[begin EXTRACTED DATA]
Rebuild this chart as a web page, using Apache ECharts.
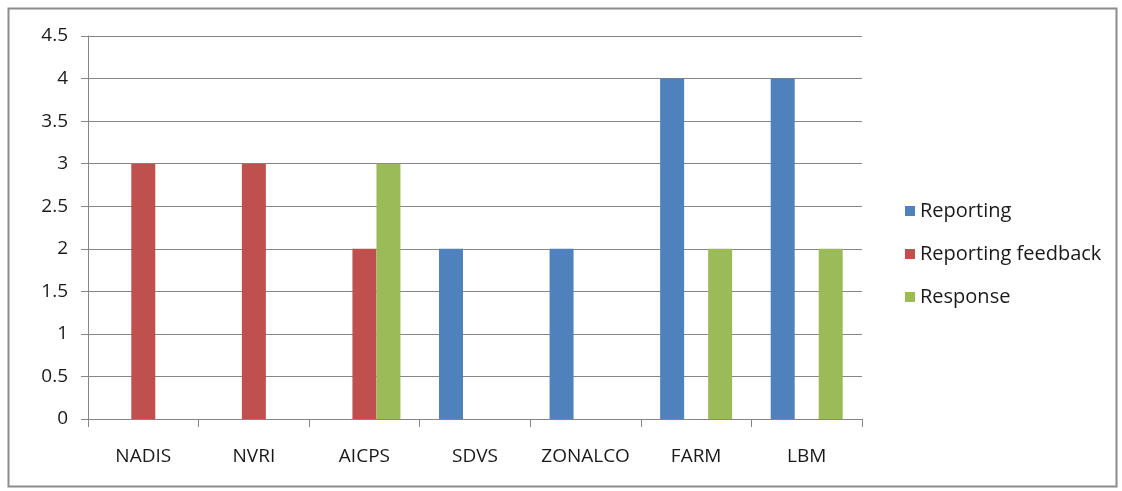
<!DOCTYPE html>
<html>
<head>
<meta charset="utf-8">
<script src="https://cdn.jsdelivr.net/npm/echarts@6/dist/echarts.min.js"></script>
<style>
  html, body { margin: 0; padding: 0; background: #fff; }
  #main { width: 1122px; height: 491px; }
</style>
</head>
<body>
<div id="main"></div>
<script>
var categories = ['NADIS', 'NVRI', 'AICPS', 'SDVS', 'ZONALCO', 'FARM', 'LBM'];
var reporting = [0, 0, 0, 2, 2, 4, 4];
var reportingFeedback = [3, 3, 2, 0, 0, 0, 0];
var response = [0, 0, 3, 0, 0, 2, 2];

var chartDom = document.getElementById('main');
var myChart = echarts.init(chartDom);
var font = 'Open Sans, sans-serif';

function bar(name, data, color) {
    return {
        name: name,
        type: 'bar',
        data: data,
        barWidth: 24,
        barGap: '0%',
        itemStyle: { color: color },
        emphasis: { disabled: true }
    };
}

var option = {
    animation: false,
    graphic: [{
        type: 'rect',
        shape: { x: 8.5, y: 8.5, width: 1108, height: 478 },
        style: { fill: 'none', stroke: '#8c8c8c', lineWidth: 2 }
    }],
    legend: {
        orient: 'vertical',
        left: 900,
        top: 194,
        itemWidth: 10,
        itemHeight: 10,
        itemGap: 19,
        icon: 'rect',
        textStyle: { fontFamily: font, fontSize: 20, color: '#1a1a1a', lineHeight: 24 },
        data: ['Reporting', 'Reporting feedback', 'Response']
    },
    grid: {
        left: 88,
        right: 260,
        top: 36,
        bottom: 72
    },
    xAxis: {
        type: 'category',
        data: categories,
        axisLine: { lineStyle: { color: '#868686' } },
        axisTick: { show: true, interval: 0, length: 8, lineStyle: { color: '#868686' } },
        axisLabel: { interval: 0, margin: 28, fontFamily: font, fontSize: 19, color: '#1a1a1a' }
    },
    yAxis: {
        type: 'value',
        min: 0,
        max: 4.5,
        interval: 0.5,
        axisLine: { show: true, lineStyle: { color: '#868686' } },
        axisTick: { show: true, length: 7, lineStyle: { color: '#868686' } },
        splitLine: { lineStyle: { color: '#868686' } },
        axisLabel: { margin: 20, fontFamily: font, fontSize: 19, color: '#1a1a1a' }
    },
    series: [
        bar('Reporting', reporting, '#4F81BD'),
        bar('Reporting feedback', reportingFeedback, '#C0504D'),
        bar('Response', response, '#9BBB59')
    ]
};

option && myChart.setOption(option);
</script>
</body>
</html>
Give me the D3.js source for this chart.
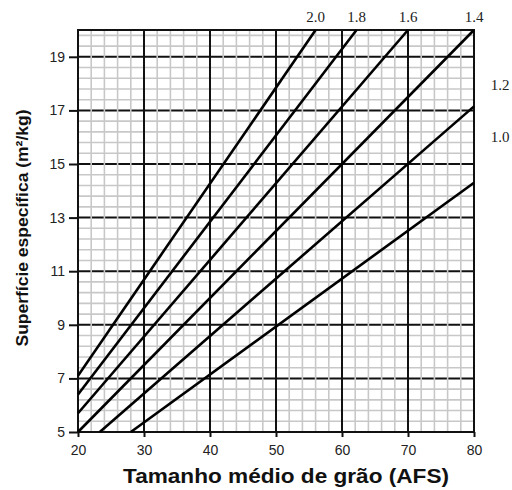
[end EXTRACTED DATA]
Pictures are not part of the copy; reproduce everything else in the records exactly.

Rebuild this chart as a web page, using Apache ECharts.
<!DOCTYPE html>
<html>
<head>
<meta charset="utf-8">
<script src="https://cdn.jsdelivr.net/npm/echarts@6/dist/echarts.min.js"></script>
<style>
  html, body { margin: 0; padding: 0; background: #fff; }
  #main { width: 1122px; height: 491px; }
</style>
</head>
<body>
<div id="main"></div>
<script>
var categories = ['NADIS', 'NVRI', 'AICPS', 'SDVS', 'ZONALCO', 'FARM', 'LBM'];
var reporting = [0, 0, 0, 2, 2, 4, 4];
var reportingFeedback = [3, 3, 2, 0, 0, 0, 0];
var response = [0, 0, 3, 0, 0, 2, 2];

var chartDom = document.getElementById('main');
var myChart = echarts.init(chartDom);
var font = 'Open Sans, sans-serif';

function bar(name, data, color) {
    return {
        name: name,
        type: 'bar',
        data: data,
        barWidth: 24,
        barGap: '0%',
        itemStyle: { color: color },
        emphasis: { disabled: true }
    };
}

var option = {
    animation: false,
    graphic: [{
        type: 'rect',
        shape: { x: 8.5, y: 8.5, width: 1108, height: 478 },
        style: { fill: 'none', stroke: '#8c8c8c', lineWidth: 2 }
    }],
    legend: {
        orient: 'vertical',
        left: 900,
        top: 194,
        itemWidth: 10,
        itemHeight: 10,
        itemGap: 19,
        icon: 'rect',
        textStyle: { fontFamily: font, fontSize: 20, color: '#1a1a1a', lineHeight: 24 },
        data: ['Reporting', 'Reporting feedback', 'Response']
    },
    grid: {
        left: 88,
        right: 260,
        top: 36,
        bottom: 72
    },
    xAxis: {
        type: 'category',
        data: categories,
        axisLine: { lineStyle: { color: '#868686' } },
        axisTick: { show: true, interval: 0, length: 8, lineStyle: { color: '#868686' } },
        axisLabel: { interval: 0, margin: 28, fontFamily: font, fontSize: 19, color: '#1a1a1a' }
    },
    yAxis: {
        type: 'value',
        min: 0,
        max: 4.5,
        interval: 0.5,
        axisLine: { show: true, lineStyle: { color: '#868686' } },
        axisTick: { show: true, length: 7, lineStyle: { color: '#868686' } },
        splitLine: { lineStyle: { color: '#868686' } },
        axisLabel: { margin: 20, fontFamily: font, fontSize: 19, color: '#1a1a1a' }
    },
    series: [
        bar('Reporting', reporting, '#4F81BD'),
        bar('Reporting feedback', reportingFeedback, '#C0504D'),
        bar('Response', response, '#9BBB59')
    ]
};

option && myChart.setOption(option);
</script>
</body>
</html>
Give me the D3.js source for this chart.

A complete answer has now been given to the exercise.